**What is required**
Pictures excluded, return the lines below from the first through the line holding "const chart = echarts.init(document.getElementById('c'));".

**Records from a data source**
========

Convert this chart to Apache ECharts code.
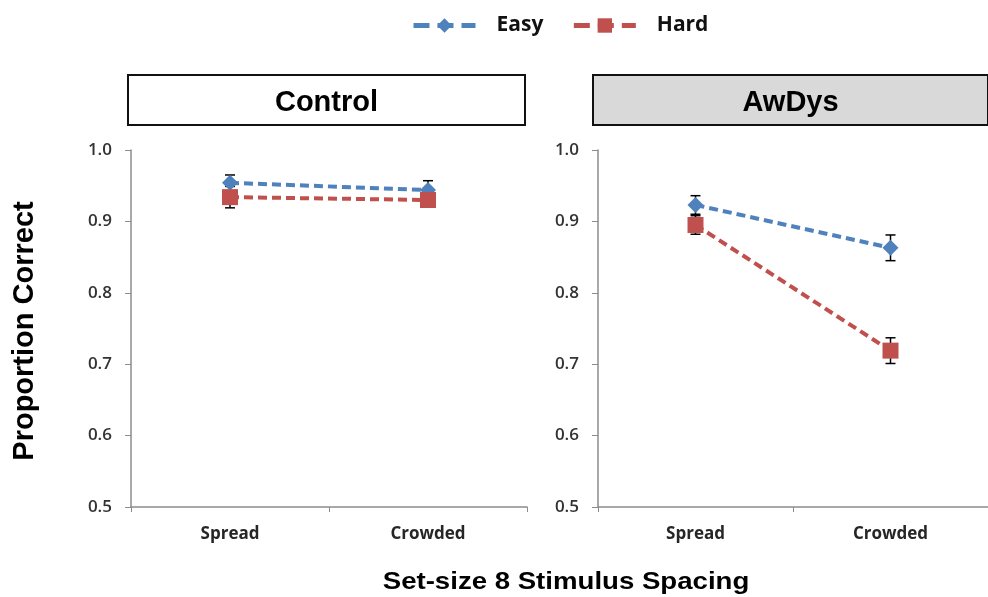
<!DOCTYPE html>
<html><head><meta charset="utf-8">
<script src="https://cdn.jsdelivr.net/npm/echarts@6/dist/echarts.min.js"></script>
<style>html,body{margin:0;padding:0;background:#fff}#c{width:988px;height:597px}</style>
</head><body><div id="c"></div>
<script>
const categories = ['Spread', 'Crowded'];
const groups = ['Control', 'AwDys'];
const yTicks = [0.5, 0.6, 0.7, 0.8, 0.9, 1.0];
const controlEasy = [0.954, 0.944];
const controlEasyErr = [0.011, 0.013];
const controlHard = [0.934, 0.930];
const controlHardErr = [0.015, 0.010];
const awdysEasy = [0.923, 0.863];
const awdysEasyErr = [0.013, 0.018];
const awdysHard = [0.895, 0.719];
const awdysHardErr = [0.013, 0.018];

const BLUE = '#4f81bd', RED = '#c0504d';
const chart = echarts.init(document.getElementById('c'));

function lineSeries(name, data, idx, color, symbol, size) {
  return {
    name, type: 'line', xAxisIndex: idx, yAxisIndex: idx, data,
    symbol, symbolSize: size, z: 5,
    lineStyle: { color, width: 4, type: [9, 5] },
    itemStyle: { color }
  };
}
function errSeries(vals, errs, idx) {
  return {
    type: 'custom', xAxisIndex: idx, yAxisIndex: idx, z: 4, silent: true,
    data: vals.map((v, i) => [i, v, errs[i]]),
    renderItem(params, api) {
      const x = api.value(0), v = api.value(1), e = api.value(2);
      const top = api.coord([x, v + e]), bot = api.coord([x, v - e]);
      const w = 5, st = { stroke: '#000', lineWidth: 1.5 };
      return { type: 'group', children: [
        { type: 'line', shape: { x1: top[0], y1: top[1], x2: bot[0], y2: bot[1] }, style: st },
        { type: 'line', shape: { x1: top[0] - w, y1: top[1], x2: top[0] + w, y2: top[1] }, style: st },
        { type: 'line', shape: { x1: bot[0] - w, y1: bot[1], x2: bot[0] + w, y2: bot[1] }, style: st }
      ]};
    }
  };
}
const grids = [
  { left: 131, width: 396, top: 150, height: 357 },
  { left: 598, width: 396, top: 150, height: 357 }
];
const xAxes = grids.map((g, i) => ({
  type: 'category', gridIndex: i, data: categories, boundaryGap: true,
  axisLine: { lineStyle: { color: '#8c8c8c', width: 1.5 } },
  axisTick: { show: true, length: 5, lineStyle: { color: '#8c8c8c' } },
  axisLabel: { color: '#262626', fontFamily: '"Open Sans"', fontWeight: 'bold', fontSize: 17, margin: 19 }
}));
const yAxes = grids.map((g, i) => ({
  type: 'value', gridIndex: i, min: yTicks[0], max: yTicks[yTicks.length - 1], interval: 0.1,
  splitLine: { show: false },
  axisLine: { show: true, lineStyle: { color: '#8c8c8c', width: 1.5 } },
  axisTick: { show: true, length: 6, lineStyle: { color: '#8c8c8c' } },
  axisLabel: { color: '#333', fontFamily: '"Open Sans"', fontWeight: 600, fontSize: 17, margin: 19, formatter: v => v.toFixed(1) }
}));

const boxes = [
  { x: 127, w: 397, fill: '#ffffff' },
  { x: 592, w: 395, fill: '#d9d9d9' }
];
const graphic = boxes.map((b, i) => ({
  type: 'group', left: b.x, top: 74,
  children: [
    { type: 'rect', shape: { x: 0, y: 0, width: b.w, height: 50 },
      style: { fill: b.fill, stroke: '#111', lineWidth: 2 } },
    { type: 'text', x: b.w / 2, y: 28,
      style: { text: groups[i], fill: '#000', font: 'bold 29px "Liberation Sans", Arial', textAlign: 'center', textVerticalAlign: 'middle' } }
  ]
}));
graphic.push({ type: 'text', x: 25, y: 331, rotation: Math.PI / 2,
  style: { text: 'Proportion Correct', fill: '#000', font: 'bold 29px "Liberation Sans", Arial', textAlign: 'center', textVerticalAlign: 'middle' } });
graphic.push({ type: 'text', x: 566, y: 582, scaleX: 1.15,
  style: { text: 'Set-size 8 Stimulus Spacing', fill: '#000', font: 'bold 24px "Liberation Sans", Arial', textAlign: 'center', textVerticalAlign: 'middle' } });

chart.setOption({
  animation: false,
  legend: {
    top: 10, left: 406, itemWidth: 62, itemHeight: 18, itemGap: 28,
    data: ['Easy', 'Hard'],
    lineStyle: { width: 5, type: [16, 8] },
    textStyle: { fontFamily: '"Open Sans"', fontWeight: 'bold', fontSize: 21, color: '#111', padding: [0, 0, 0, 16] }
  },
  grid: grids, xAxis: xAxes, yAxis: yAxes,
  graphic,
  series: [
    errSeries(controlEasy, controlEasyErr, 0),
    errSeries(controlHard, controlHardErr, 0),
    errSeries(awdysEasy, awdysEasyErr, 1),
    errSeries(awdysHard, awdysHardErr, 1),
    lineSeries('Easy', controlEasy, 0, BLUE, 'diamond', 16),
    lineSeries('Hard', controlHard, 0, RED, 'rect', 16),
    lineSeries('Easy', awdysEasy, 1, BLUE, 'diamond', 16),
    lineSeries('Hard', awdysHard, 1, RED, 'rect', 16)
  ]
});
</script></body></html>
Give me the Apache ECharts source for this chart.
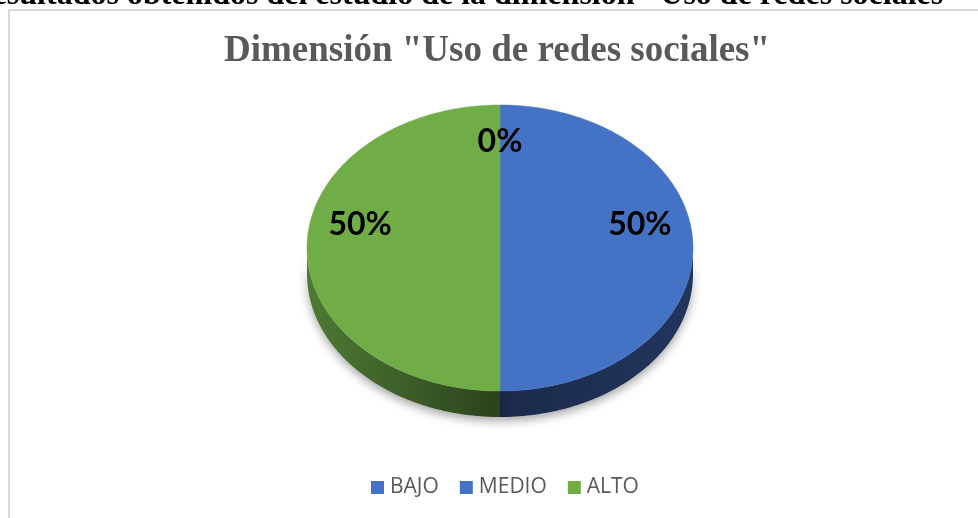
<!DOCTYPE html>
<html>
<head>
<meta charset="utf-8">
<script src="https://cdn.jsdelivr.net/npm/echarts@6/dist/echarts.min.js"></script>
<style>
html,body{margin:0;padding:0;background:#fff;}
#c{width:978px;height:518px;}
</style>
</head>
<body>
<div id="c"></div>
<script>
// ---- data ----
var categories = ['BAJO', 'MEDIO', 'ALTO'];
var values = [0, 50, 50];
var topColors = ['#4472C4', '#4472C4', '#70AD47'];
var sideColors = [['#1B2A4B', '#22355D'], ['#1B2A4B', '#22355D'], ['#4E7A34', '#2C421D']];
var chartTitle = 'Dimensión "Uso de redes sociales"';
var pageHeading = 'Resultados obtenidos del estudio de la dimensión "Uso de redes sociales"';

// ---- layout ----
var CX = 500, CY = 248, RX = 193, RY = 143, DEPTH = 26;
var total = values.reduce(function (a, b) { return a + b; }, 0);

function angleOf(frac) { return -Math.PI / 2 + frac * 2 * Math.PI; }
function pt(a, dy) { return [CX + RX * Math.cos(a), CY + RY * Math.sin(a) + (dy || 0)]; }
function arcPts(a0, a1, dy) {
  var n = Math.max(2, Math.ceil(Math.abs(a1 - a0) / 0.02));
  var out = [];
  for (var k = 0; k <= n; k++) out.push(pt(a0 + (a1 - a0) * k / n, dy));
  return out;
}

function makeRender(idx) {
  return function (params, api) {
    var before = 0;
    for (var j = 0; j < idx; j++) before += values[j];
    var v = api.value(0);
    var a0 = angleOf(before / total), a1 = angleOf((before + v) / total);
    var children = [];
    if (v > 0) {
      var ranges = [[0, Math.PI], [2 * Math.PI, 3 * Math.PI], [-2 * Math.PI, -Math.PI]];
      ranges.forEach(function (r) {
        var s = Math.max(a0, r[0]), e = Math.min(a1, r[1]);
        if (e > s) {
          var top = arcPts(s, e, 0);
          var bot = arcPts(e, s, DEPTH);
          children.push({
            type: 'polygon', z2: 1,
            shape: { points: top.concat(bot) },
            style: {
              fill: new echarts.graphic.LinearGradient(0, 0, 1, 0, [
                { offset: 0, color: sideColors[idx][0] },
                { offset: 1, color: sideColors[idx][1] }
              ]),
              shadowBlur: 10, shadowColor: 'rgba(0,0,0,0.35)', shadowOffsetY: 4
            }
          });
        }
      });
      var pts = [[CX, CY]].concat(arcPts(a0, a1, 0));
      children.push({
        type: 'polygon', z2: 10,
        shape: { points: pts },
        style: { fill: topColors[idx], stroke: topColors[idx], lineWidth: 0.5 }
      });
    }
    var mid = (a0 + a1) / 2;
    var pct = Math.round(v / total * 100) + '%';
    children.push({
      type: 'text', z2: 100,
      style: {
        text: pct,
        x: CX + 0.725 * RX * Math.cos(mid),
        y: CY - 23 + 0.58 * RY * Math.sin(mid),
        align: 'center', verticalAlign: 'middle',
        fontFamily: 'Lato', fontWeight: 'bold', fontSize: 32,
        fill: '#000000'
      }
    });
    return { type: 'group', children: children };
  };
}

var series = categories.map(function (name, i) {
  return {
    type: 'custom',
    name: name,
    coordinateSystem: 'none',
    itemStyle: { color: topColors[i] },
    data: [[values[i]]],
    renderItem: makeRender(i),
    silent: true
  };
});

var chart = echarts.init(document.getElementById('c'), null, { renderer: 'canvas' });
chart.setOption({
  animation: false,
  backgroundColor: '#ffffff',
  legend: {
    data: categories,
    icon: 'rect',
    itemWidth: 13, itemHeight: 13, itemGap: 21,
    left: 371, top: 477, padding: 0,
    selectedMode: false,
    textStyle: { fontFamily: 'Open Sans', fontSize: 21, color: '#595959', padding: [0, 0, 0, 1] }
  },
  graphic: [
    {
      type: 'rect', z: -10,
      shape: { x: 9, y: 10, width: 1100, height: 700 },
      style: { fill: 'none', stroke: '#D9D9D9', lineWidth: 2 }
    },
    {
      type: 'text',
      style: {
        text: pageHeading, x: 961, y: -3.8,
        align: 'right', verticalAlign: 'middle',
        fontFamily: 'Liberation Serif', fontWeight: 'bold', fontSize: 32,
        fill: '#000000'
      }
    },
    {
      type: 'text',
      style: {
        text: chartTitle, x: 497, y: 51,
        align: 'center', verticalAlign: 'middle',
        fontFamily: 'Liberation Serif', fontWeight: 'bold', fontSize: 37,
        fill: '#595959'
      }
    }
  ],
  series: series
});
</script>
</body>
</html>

========

**Answer to the problem**
Convert this chart to Apache ECharts code.
<!DOCTYPE html>
<html><head><meta charset="utf-8">
<script src="https://cdn.jsdelivr.net/npm/echarts@6/dist/echarts.min.js"></script>
<style>html,body{margin:0;padding:0;background:#fff}#c{width:988px;height:597px}</style>
</head><body><div id="c"></div>
<script>
const categories = ['Spread', 'Crowded'];
const groups = ['Control', 'AwDys'];
const yTicks = [0.5, 0.6, 0.7, 0.8, 0.9, 1.0];
const controlEasy = [0.954, 0.944];
const controlEasyErr = [0.011, 0.013];
const controlHard = [0.934, 0.930];
const controlHardErr = [0.015, 0.010];
const awdysEasy = [0.923, 0.863];
const awdysEasyErr = [0.013, 0.018];
const awdysHard = [0.895, 0.719];
const awdysHardErr = [0.013, 0.018];

const BLUE = '#4f81bd', RED = '#c0504d';
const chart = echarts.init(document.getElementById('c'));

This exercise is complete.